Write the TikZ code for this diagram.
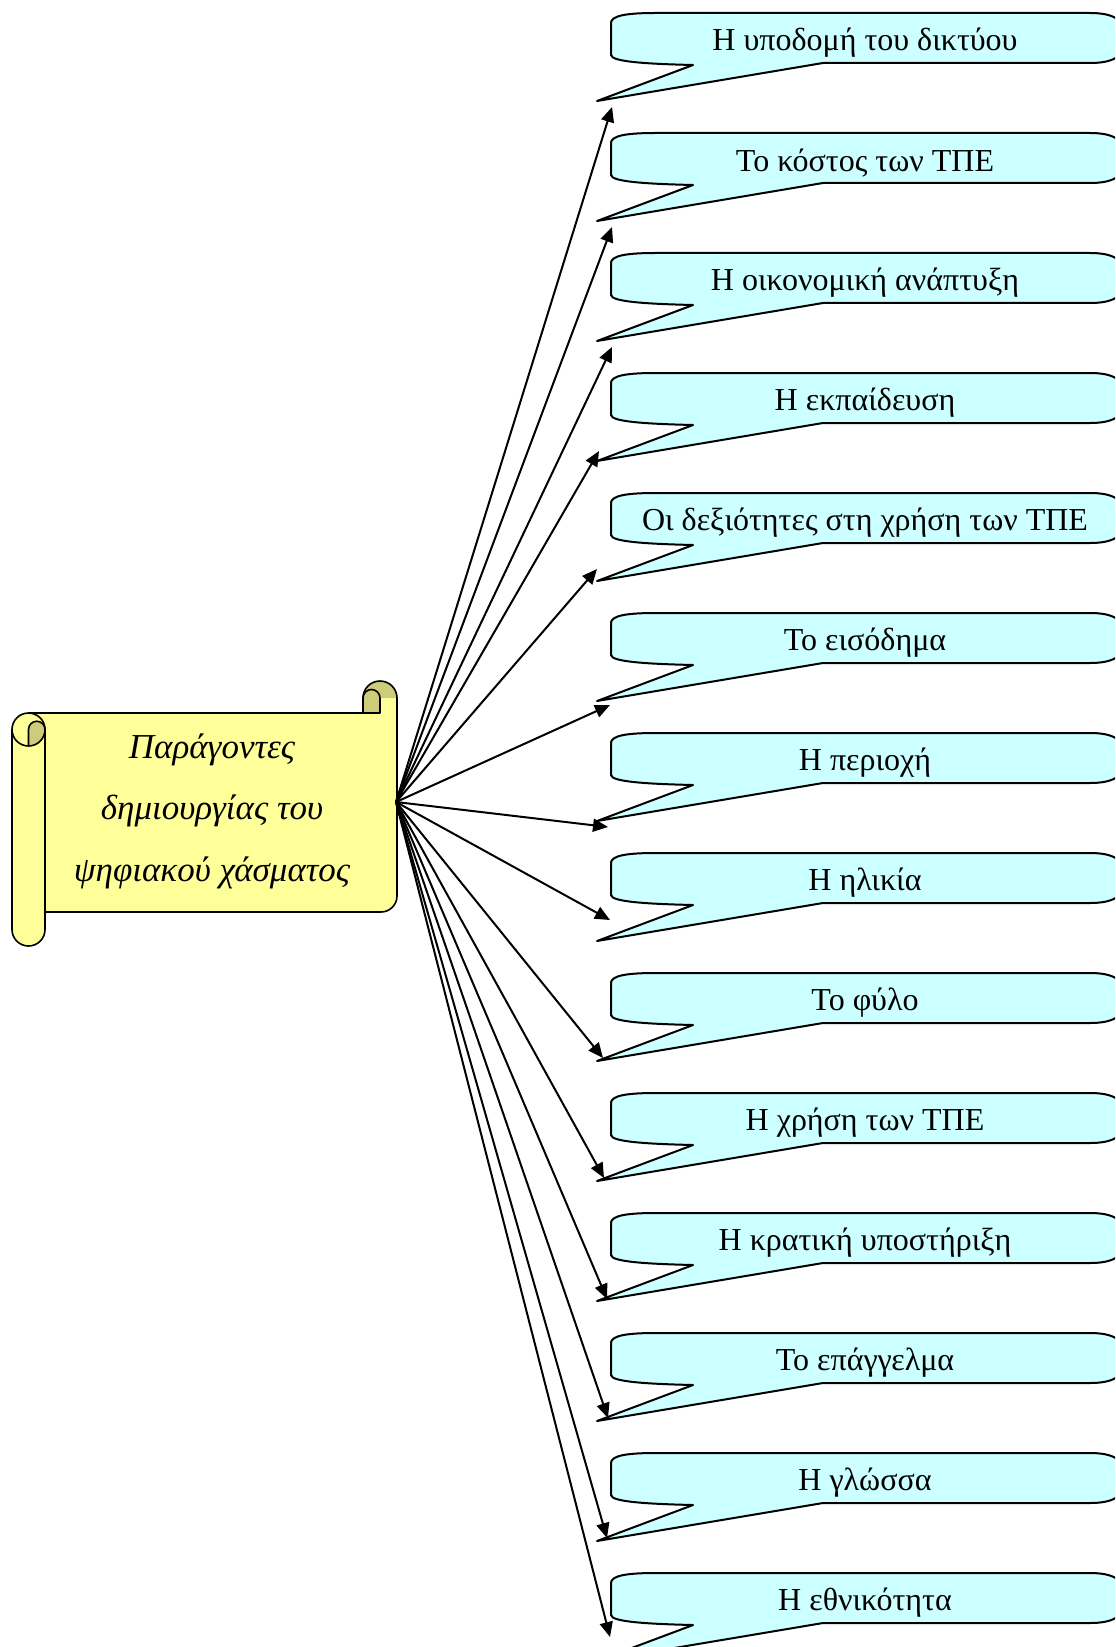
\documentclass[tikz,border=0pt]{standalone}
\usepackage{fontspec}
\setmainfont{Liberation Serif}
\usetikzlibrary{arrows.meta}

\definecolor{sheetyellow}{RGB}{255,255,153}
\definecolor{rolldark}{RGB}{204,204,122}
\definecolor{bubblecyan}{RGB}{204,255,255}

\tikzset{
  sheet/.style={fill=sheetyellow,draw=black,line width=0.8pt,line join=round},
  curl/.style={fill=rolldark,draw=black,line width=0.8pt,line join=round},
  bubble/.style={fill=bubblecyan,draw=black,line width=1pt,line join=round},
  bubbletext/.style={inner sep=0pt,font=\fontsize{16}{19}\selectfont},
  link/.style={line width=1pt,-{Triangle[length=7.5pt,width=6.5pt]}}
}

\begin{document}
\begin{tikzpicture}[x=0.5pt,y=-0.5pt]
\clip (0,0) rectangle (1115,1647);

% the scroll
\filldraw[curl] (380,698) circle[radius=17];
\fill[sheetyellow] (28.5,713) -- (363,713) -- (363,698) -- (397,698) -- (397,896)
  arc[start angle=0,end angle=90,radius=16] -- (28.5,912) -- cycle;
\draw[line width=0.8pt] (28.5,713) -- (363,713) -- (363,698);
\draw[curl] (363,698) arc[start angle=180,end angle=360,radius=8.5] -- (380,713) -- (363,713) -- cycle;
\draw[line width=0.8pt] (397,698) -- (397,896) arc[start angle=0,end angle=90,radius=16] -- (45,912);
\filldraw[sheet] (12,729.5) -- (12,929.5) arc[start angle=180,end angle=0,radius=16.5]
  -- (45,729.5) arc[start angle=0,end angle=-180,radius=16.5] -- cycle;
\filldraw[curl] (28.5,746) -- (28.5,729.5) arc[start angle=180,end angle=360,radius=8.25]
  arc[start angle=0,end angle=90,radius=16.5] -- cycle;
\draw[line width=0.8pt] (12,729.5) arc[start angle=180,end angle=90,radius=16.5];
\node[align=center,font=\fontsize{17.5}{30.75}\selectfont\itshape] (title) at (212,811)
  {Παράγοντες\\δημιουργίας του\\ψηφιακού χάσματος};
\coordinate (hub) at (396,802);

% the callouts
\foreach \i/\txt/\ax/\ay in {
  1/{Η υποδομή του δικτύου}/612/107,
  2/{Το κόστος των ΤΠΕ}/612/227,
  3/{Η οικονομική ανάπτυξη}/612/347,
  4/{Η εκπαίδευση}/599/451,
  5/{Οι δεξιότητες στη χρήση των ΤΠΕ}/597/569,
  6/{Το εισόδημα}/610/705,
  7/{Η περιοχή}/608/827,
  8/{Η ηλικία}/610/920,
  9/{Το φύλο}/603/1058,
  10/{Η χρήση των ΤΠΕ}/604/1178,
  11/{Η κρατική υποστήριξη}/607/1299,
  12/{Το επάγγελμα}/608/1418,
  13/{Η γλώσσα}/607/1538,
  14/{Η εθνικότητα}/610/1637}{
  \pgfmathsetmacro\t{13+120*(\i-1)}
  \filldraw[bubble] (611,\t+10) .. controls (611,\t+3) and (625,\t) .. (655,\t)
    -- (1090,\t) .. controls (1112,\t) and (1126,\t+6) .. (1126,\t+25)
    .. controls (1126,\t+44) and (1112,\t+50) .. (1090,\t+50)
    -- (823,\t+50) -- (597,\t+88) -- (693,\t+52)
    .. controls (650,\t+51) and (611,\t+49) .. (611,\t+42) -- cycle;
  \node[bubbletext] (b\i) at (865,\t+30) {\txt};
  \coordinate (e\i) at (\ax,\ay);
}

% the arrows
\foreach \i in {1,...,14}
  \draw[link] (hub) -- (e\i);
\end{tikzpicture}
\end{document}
...
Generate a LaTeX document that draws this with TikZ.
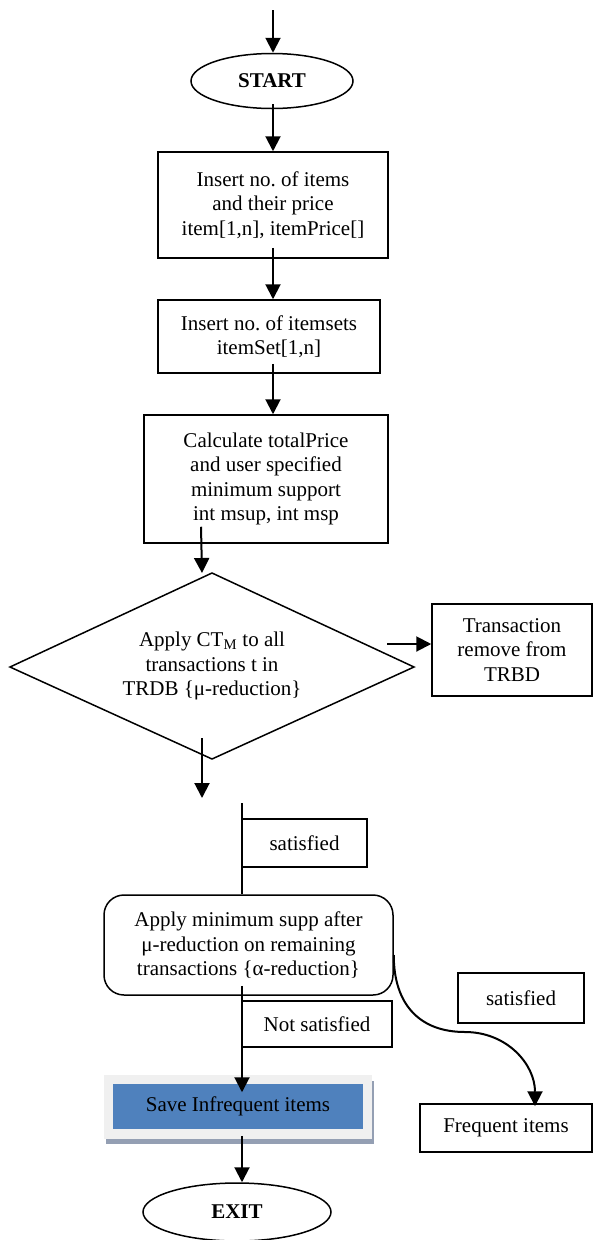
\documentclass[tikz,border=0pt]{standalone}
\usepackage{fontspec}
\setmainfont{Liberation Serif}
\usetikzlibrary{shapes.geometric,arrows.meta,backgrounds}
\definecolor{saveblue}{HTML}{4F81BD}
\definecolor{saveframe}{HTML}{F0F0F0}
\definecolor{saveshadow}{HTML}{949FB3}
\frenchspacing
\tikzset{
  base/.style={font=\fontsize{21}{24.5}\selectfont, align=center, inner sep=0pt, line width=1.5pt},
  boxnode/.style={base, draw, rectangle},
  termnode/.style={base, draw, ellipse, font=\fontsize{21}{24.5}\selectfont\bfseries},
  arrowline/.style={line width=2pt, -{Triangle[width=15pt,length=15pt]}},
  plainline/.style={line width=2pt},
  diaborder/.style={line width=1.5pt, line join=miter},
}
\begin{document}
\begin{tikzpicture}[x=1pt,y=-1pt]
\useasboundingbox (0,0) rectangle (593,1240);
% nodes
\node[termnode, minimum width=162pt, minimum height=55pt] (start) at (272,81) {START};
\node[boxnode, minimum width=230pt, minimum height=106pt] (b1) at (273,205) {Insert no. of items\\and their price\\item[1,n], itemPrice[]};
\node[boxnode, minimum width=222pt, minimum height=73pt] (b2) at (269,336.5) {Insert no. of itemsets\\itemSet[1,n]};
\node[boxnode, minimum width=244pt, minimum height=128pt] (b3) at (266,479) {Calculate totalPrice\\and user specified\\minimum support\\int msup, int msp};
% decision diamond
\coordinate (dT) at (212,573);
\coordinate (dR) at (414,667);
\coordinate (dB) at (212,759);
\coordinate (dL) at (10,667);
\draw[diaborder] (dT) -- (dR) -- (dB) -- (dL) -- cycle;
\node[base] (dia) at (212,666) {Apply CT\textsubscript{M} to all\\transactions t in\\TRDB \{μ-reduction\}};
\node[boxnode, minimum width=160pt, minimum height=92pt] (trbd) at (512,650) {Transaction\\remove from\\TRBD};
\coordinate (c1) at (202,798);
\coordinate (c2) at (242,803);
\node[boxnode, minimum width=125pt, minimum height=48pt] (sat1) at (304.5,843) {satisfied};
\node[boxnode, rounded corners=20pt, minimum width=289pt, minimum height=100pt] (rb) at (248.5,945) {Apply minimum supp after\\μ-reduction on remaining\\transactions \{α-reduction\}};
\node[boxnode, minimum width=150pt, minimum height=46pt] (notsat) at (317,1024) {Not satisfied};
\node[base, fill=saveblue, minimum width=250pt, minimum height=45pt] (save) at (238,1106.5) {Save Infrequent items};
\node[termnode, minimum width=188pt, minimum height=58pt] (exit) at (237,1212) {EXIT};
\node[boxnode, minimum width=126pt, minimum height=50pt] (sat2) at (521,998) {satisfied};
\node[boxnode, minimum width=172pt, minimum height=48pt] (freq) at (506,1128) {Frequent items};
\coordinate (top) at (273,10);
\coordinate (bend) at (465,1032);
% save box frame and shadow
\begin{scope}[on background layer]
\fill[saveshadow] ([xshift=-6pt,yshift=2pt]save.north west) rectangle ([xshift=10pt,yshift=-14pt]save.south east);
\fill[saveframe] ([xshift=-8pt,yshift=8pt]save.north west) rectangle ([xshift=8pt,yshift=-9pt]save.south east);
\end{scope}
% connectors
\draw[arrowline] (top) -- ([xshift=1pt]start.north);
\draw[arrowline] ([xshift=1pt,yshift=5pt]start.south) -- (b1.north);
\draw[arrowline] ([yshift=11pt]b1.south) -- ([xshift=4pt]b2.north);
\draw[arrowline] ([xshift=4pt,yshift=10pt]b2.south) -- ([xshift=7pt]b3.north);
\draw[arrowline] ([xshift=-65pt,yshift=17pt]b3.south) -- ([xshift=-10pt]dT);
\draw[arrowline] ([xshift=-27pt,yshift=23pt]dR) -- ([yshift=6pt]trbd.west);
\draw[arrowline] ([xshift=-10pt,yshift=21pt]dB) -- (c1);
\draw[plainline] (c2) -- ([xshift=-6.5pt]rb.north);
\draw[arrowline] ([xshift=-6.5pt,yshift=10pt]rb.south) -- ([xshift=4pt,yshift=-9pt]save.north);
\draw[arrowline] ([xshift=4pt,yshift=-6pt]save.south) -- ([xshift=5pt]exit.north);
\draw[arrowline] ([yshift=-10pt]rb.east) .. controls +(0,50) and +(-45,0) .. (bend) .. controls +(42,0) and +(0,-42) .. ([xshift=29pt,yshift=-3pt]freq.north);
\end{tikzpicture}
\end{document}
--
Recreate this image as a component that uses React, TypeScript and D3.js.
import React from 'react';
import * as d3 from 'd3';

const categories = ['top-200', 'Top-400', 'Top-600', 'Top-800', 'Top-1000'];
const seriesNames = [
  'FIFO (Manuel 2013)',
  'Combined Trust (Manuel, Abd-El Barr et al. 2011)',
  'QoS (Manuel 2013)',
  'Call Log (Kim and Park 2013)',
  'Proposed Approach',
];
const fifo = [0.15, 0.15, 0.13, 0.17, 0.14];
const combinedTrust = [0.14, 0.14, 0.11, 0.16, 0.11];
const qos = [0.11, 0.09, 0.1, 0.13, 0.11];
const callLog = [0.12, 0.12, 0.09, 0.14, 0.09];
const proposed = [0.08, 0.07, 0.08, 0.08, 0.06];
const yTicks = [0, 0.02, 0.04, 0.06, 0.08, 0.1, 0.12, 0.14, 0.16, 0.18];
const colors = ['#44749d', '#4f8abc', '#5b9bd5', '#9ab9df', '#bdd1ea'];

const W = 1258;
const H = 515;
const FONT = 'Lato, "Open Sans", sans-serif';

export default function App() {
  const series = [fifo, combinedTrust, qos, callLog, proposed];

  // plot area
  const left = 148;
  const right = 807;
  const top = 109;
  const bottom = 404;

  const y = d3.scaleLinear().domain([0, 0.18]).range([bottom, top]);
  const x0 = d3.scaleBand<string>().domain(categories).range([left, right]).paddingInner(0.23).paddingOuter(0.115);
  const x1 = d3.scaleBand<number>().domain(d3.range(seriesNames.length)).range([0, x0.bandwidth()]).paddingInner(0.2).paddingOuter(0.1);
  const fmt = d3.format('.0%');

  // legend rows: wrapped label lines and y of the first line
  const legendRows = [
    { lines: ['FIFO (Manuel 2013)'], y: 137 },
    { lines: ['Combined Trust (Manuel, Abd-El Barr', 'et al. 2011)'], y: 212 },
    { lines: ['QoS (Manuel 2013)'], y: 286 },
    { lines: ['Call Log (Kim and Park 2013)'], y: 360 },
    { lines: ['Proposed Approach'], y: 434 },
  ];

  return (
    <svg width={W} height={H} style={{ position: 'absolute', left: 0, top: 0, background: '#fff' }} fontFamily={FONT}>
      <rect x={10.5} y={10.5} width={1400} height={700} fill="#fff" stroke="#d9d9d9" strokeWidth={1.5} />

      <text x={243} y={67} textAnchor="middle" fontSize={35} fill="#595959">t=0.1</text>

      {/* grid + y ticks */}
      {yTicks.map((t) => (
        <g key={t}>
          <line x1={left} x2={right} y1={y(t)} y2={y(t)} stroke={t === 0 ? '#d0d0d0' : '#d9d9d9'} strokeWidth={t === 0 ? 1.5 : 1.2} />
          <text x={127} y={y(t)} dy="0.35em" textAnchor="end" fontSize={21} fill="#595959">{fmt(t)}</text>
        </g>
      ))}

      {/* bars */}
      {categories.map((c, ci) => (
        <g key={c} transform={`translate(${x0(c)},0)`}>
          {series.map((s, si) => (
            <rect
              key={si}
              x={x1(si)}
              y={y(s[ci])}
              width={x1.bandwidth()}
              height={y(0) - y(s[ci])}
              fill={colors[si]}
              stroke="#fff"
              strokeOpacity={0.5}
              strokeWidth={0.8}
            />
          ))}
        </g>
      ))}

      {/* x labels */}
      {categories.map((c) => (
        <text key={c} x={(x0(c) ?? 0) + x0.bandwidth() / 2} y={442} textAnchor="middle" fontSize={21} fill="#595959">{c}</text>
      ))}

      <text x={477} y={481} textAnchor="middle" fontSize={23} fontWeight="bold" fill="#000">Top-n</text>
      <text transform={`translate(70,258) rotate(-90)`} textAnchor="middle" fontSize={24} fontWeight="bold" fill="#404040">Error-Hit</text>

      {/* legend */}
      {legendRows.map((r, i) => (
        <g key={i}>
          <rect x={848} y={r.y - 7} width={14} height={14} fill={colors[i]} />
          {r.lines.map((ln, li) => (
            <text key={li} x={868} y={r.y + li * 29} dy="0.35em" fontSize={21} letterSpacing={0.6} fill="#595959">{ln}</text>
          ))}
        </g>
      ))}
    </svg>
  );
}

▸ **YOUR GOAL**
In the entries above, find lines with "this" and copy each.

▸ **RESULT**
Write the TikZ code for this diagram.
Generate a LaTeX document that draws this with TikZ.
Recreate this image as a component that uses React, TypeScript and D3.js.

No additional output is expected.